From Custom Art to Mass‑Market Appeal

For years Smith sold bespoke knives at $4,000‑$5,000 each while still climbing utility poles. As mass‑market brands shifted production to China, a gap emerged for American‑made, affordable yet high‑quality knives. Smith seized the moment, designing a $300‑range hunting knife that resonated with hunters and outdoorsmen seeking heirloom‑worthy tools.

Initial operations were improvised. Smith outsourced component machining to regional shops, assembled pieces himself, and hired a high‑school student, Tristan Richter, for after‑school shifts. Their direct‑to‑consumer model, powered by Shopify’s weekly “drop” releases, hit ↑ 125 employees by 2023 and moved into a 51,000‑sq‑ft facility built from reclaimed barn wood.

“Nobody wants to inherit a knife stamped ‘Made in China,’” Smith told Reuters.

The ripple effect extends beyond Missoula.
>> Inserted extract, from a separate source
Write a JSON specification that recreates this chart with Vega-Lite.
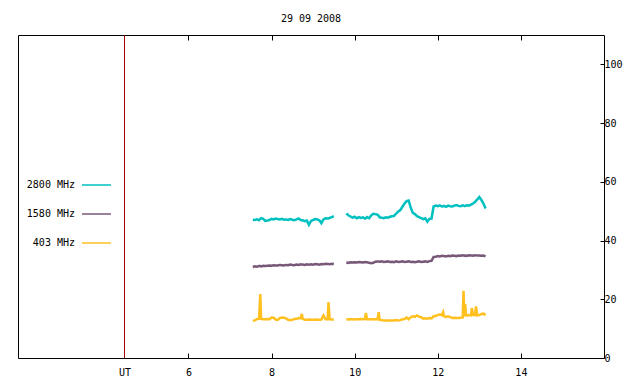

Montana Knife Company sources leather from Idaho, wood from Billings, heat‑treatment in Washington and laser cutting in New York, injecting roughly $10 million into the domestic supply chain, a point echoed by Bloomberg on reshoring trends.

Looking ahead, Smith aims for $100‑$150 million in sales, betting on AI‑driven manufacturing to stay competitive against overseas rivals. “The American Dream is still alive,” he says, noting that hard work remains the engine of growth.

Correction: An earlier dispatch misstated the year Smith became the youngest master bladesmith; it was 1999, not 1998.